• INSTRUCTIONS TO FOLLOW
Find each line containing the string "Convert". Copy it.

═══ DATASET ROWS

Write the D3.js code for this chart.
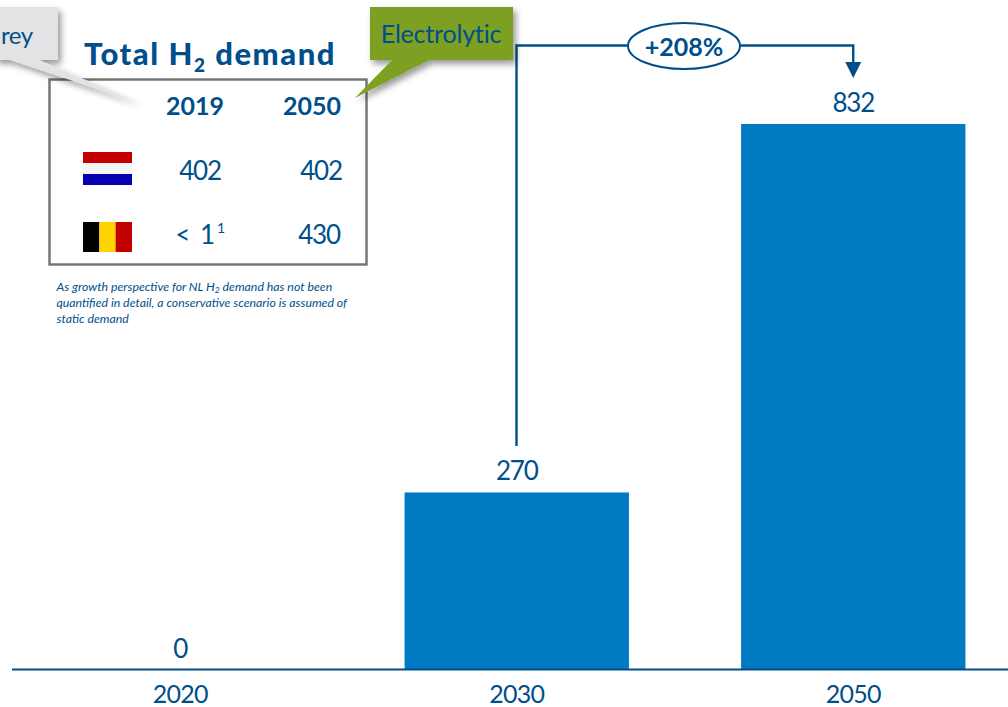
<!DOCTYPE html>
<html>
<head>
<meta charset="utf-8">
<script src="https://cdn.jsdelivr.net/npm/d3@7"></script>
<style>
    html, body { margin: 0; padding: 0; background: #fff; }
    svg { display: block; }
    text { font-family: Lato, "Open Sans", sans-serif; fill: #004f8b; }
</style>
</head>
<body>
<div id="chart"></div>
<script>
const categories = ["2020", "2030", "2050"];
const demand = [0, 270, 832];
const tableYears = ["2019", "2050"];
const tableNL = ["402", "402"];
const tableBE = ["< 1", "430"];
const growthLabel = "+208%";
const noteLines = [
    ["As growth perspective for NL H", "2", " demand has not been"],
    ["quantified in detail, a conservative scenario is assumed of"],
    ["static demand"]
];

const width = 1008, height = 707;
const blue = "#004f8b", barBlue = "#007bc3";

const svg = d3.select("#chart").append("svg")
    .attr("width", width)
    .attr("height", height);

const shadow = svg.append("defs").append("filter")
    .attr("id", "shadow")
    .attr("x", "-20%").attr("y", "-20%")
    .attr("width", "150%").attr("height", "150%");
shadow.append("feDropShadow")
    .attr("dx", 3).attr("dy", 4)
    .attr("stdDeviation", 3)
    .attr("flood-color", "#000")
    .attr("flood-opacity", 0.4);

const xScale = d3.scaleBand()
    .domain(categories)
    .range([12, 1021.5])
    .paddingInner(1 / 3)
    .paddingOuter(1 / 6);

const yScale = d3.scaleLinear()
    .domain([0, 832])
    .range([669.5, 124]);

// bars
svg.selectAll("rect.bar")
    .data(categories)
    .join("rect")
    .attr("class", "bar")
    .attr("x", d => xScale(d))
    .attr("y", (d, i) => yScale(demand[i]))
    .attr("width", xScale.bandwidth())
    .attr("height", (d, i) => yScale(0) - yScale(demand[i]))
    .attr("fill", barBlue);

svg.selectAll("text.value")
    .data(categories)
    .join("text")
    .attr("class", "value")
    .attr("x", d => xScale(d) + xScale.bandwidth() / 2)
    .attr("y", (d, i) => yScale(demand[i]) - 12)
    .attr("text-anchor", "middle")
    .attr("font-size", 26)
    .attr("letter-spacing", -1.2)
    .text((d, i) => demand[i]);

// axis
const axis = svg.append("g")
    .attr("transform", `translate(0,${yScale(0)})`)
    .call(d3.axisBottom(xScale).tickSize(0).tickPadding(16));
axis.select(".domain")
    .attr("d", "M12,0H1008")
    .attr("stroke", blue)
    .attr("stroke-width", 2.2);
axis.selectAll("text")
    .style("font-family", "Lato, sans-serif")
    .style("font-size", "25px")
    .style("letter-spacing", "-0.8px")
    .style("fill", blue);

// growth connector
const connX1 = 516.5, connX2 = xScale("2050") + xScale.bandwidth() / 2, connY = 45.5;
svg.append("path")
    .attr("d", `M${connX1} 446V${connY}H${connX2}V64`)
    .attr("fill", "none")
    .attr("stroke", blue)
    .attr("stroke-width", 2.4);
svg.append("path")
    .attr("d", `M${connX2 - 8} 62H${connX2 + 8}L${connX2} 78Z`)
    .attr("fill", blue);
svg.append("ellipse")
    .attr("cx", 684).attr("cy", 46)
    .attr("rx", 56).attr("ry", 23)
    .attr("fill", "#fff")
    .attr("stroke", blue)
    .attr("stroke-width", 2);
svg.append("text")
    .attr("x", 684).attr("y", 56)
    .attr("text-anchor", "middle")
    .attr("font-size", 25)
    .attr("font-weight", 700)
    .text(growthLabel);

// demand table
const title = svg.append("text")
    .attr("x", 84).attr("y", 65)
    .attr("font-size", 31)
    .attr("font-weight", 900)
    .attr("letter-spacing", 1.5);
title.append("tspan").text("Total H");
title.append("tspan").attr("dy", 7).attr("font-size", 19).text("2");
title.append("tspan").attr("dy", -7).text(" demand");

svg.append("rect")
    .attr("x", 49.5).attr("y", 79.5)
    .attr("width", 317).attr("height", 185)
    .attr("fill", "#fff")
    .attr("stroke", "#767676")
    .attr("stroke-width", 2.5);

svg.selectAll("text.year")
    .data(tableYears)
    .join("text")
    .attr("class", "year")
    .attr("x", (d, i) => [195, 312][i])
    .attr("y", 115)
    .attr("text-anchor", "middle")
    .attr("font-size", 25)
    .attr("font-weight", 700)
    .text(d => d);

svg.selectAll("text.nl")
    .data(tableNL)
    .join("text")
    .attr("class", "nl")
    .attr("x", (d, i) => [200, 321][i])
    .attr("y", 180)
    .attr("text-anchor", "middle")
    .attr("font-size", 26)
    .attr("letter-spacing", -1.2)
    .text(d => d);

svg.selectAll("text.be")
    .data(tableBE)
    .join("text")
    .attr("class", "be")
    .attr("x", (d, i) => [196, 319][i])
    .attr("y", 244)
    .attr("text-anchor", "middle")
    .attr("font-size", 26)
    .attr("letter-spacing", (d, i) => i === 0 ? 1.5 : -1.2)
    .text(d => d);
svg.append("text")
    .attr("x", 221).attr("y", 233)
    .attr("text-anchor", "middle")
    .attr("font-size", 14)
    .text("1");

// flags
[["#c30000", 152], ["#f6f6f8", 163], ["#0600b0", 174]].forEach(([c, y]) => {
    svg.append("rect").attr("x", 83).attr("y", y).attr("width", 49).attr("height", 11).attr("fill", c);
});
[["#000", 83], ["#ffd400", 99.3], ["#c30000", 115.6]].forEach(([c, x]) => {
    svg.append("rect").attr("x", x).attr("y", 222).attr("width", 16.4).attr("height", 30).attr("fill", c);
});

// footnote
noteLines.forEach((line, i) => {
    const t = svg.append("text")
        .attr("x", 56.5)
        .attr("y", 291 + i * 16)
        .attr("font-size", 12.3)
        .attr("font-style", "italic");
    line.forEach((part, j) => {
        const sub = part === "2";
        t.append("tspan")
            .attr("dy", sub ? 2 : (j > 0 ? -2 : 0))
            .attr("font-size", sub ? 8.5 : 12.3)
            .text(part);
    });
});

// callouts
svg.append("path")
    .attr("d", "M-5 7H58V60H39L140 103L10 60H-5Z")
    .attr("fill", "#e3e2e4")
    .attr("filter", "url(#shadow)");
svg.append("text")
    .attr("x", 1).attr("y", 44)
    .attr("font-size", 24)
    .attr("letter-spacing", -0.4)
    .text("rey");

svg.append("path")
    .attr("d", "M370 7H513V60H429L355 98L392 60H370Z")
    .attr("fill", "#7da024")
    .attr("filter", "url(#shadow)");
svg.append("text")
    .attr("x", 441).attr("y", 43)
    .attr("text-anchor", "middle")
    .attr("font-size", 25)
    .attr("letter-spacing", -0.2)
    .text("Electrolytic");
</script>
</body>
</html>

══════
═══ DATASET ROWS

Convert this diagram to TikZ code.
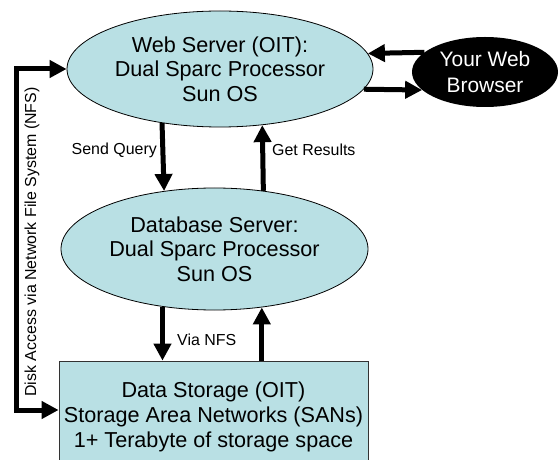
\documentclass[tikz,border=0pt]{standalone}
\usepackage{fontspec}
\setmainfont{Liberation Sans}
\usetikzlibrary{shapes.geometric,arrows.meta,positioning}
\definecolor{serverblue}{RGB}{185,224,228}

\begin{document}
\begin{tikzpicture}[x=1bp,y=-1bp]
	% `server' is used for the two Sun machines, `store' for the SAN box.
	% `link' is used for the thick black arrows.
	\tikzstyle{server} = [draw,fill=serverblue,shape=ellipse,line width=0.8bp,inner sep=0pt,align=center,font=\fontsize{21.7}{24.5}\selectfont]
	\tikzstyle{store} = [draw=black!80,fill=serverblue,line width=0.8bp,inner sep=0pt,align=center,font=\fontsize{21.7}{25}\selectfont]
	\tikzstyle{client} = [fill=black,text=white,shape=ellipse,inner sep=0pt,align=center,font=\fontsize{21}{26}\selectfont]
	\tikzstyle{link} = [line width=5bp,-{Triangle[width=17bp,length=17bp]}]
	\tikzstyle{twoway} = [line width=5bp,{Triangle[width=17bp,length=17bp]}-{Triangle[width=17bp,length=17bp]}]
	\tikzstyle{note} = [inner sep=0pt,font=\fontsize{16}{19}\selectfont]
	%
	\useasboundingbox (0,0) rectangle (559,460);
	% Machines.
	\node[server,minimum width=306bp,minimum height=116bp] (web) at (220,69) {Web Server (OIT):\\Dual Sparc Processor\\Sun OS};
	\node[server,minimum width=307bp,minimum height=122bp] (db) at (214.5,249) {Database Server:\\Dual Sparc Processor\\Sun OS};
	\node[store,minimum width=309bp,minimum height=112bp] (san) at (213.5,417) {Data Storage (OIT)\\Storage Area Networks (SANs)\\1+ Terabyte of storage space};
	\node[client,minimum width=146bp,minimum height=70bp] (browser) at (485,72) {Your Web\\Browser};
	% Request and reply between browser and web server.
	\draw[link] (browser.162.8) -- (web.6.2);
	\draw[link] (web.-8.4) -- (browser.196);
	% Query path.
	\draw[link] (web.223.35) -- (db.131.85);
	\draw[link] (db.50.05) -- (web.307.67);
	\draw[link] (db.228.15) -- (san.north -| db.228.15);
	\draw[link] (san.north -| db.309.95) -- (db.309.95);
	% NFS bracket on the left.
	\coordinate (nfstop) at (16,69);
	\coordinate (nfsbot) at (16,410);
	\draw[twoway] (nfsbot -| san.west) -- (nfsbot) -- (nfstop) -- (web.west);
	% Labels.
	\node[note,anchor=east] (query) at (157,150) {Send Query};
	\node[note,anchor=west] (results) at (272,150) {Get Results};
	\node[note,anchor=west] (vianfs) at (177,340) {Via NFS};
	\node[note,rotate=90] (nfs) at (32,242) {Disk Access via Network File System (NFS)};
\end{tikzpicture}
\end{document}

══════
═══ DATASET ROWS

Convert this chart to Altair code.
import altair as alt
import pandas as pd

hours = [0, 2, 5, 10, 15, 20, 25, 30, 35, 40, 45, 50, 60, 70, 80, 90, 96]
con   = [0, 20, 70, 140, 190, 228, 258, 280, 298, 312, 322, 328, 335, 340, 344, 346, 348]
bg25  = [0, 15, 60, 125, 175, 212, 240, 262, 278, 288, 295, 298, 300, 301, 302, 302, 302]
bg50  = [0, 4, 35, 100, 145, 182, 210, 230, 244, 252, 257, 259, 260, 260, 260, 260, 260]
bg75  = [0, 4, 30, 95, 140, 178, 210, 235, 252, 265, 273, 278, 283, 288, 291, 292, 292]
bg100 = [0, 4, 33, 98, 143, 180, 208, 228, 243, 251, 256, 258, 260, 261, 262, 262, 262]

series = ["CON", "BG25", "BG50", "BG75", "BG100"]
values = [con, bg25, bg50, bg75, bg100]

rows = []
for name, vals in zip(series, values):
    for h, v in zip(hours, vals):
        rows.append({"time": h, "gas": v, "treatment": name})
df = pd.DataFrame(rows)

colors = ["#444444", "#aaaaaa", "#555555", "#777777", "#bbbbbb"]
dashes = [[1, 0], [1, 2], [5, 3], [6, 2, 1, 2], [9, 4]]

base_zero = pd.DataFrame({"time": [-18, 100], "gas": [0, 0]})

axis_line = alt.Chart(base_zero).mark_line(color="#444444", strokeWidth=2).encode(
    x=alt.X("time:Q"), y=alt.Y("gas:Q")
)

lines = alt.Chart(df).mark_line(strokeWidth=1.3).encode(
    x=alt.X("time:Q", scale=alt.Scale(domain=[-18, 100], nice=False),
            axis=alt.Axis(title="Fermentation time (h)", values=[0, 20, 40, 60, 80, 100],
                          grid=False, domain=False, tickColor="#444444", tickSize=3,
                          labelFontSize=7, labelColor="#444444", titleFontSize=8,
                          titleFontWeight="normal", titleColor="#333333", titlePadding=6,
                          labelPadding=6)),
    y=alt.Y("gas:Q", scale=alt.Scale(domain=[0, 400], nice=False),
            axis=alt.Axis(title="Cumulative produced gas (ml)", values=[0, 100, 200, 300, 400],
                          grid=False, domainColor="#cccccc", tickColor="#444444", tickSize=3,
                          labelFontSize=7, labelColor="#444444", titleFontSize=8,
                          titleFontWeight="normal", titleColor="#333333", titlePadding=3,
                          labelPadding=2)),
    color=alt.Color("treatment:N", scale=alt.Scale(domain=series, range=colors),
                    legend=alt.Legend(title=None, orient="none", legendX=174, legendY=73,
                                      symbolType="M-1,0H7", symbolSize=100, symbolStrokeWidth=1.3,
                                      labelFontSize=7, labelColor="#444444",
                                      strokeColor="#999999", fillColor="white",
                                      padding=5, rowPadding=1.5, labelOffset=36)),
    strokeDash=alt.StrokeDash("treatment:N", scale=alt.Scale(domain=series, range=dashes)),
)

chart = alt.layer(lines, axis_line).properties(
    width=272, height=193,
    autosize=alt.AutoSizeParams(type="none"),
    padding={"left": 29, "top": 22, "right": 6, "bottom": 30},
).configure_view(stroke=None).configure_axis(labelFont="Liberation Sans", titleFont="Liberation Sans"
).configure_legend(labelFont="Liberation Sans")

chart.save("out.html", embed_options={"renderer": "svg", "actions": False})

══════

• FULL SOLUTION
Convert this diagram to TikZ code.
Convert this chart to Altair code.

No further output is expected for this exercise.